Rubber mats: rinse, scrub with APC and a brush, rinse again. Carpet mats: vacuum thoroughly, treat any stains, rinse with a hose and let dry completely before putting back in.

How Long Does a Home Detail Take?

Exterior only (wash, clay, wax): 2-3 hours

Full exterior and interior: 4-6 hours

First time with a new vehicle and deep cleaning needed: 6-8 hours

Don't rush. The results show whether you took your time or not.

FAQ

Can I detail my car at home without a garage?

Yes. A shaded driveway is ideal. Avoid direct sunlight for washing and waxing because soap and wax dry too quickly.
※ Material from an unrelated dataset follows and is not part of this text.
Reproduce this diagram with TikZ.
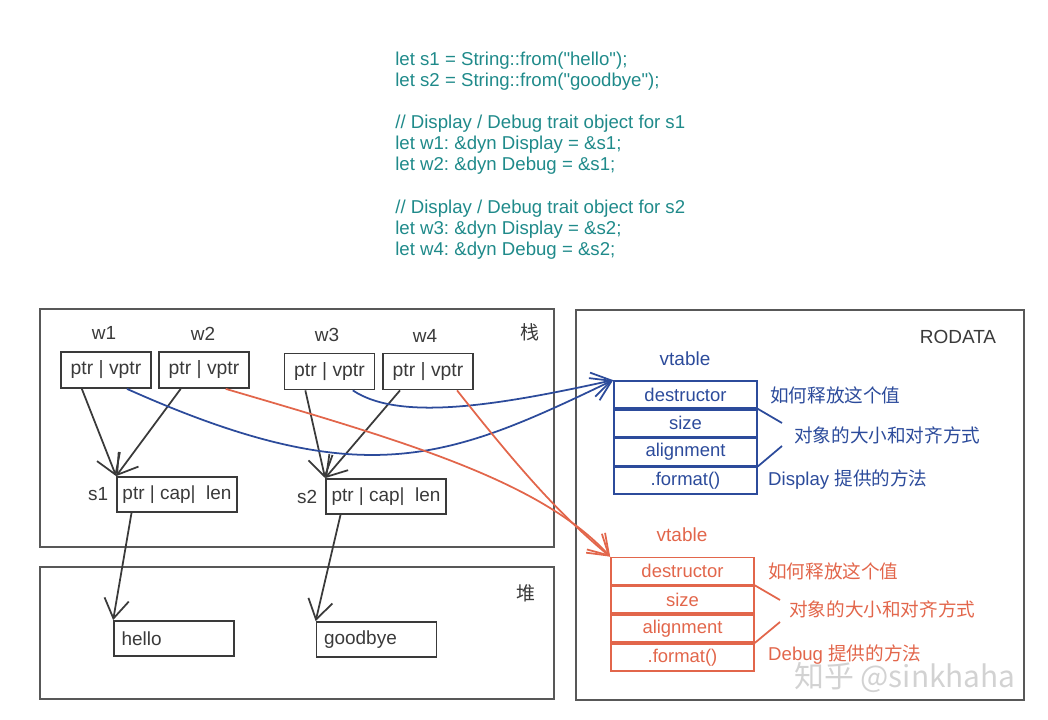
\documentclass[tikz,border=0pt]{standalone}
\usepackage{fontspec}
\setmainfont{Liberation Sans}
\newfontfamily\codefont{Liberation Sans}[Ligatures=TeXOff]
\newfontfamily\cjk{Noto Sans CJK SC}
\usepackage{tikz}
\usetikzlibrary{positioning}
\usetikzlibrary{arrows.meta}
\definecolor{codeteal}{HTML}{1F8A8A}
\definecolor{vblue}{HTML}{2C4B9B}
\definecolor{vred}{HTML}{E2664B}
\definecolor{boxgray}{HTML}{3A3A3A}
\frenchspacing
\tikzset{
	fatptr/.style={draw=boxgray, line width=1pt, minimum width=1.8cm, minimum height=0.72cm, inner sep=0pt, text=boxgray, font=\fontsize{11}{13}\selectfont},
	strbox/.style={fatptr, minimum width=2.4cm, minimum height=0.7cm, font=\fontsize{10.8}{13}\selectfont},
	heapbox/.style={strbox, text width=2.1cm, inner xsep=0.15cm, align=left},
	vrow/.style={draw, line width=1pt, minimum width=2.86cm, minimum height=0.54cm, inner sep=0pt, font=\fontsize{10.5}{12}\selectfont},
	lbl/.style={text=boxgray, font=\fontsize{10.8}{12}\selectfont},
	note/.style={anchor=west, font=\fontsize{10.6}{12}\selectfont},
	ptrarrow/.style={-{Straight Barb[length=11pt,width=14pt]}, line width=1pt, boxgray},
	varrow/.style={-{Straight Barb[length=11pt,width=14pt]}, line width=1pt},
	frame/.style={draw=boxgray!85, line width=1.1pt}
}
\begin{document}
\begin{tikzpicture}[x=0.02cm,y=-0.02cm]
				\useasboundingbox (0,0) rectangle (1048,720);
				%Code
				\node[anchor=north west, align=left, text=codeteal, font=\codefont\fontsize{10.6}{11.9}\selectfont, inner sep=0pt] (code) at (395,52)
					{let s1 = String::from("hello");\\
					let s2 = String::from("goodbye");\\[11.9pt]
					// Display / Debug trait object for s1\\
					let w1: \&dyn Display = \&s1;\\
					let w2: \&dyn Debug = \&s1;\\[12.5pt]
					// Display / Debug trait object for s2\\
					let w3: \&dyn Display = \&s2;\\
					let w4: \&dyn Debug = \&s2;};

				%Frames
				\draw[frame] (40,309) rectangle (554,547);
				\draw[frame] (40,567) rectangle (554,699);
				\draw[frame] (576,310) rectangle (1024,700);
				\node[lbl] (stacklbl) at (530,332) {\cjk 栈};
				\node[lbl] (heaplbl) at (526,593) {\cjk 堆};
				\node[lbl] (rolbl) at (958,337) {RODATA};

				%Nodes
				\node[fatptr] (w1box) at (106,370) {ptr | vptr};
				\node[fatptr] (w2box) at (204,370) {ptr | vptr};
				\node[fatptr] (w3box) at (329.5,371.5) {ptr | vptr};
				\node[fatptr] (w4box) at (428,371.5) {ptr | vptr};
				\node[lbl] (w1) at (104,333) {w1};
				\node[lbl] (w2) at (203,334) {w2};
				\node[lbl] (w3) at (327,335) {w3};
				\node[lbl] (w4) at (425,336) {w4};

				\node[strbox] (s1box) at (177,494.5) {ptr | cap| \ len};
				\node[strbox] (s2box) at (386,496.5) {ptr | cap| \ len};
				\node[lbl, left=1pt of s1box] (s1) {s1};
				\node[lbl, left=1pt of s2box] (s2) {s2};

				\node[heapbox] (hello) at (174,638.5) {hello};
				\node[heapbox] (goodbye) at (376.5,639.5) {goodbye};

				\node[vrow, vblue] (bdes) at (685.5,394.5) {destructor};
				\node[vrow, vblue, below=0pt of bdes] (bsize) {size};
				\node[vrow, vblue, below=0pt of bsize] (balign) {alignment};
				\node[vrow, vblue, below=0pt of balign] (bfmt) {.format()};
				\node[lbl, text=vblue] (bvt) at (685,359) {vtable};
				\node[note, text=vblue] (bn1) at (764,395) {\cjk 如何释放这个值};
				\node[note, text=vblue] (bn2) at (788,435) {\cjk 对象的大小和对齐方式};
				\node[note, text=vblue] (bn3) at (762,480) {Display {\cjk 提供的方法}};
				\coordinate (bc1) at (782,423);
				\coordinate (bc2) at (782,446);

				\node[vrow, vred] (rdes) at (682.5,571) {destructor};
				\node[vrow, vred, below=0pt of rdes] (rsize) {size};
				\node[vrow, vred, below=0pt of rsize] (ralign) {alignment};
				\node[vrow, vred, below=0pt of ralign] (rfmt) {.format()};
				\node[lbl, text=vred] (rvt) at (682,535) {vtable};
				\node[note, text=vred] (rn1) at (762,571) {\cjk 如何释放这个值};
				\node[note, text=vred] (rn2) at (783,609) {\cjk 对象的大小和对齐方式};
				\node[note, text=vred] (rn3) at (762,655) {Debug {\cjk 提供的方法}};
				\coordinate (rc1) at (780,600);
				\coordinate (rc2) at (780,622);

				\node[text=gray!35, font=\cjk\fontsize{17}{20}\selectfont] (mark) at (905,678) {知乎 @sinkhaha};

				%Lines
				\draw[ptrarrow] (w1box.218) -- (s1box.north west);
				\draw[ptrarrow] (w2box.219) -- (s1box.north west);
				\draw[ptrarrow] (w3box.218) -- (s2box.north west);
				\draw[ptrarrow] (w4box.214) -- (s2box.north west);
				\draw[ptrarrow] (s1box.202) -- (hello.north west);
				\draw[ptrarrow] (s2box.202) -- (goodbye.north west);

				\draw[varrow, vblue] (w1box.318) .. controls (364,495) and (449,459) .. (bdes.north west);
				\draw[varrow, vblue] (w3box.321) .. controls (400,422) and (500,405) .. (bdes.north west);
				\draw[varrow, vred] (w2box.319) .. controls (400,440) and (540,480) .. (rdes.north west);
				\draw[varrow, vred] (w4box.327) .. controls (520,470) and (560,515) .. (rdes.north west);

				\draw[line width=1pt, vblue] (bsize.north east) -- (bc1);
				\draw[line width=1pt, vblue] (balign.south east) -- (bc2);
				\draw[line width=1pt, vred] (rsize.north east) -- (rc1);
				\draw[line width=1pt, vred] (ralign.south east) -- (rc2);
\end{tikzpicture}
\end{document}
A cloudy day is actually better than a sunny one for exterior detailing.

How often should I do a full at-home detail?

A thorough full detail (interior and exterior including clay and wax) two to four times per year is enough for most daily drivers. Monthly exterior washes with a quick wax every 2-3 months maintains the finish between full details.

Is it worth buying a DA polisher for home use?

If you plan to maintain your own vehicles long-term, yes. A Rupes LHR15 or Griots Garage 6-inch G9 costs $200-$280 but allows you to remove swirl marks yourself instead of paying a shop $200-$400 every time. The break-even point is about 2-3 correction jobs.

What's the difference between wax and a paint sealant?

Carnauba wax produces a warm, natural-looking shine and lasts 1-3 months. Polymer sealants are synthetic, last 6-12 months, and give a more reflective, glass-like look. Both protect paint. Sealants require less frequent reapplication. Wax is more traditional and slightly more labor-intensive.

Your Driveway, Professional Results

At-home detailing is a skill that improves with each session. The first time takes longer while you figure out your sequence and products. By the third or fourth time, you'll have a routine that consistently produces results a professional would respect. Stock your kit properly, work through the steps without shortcuts, and the results will show it.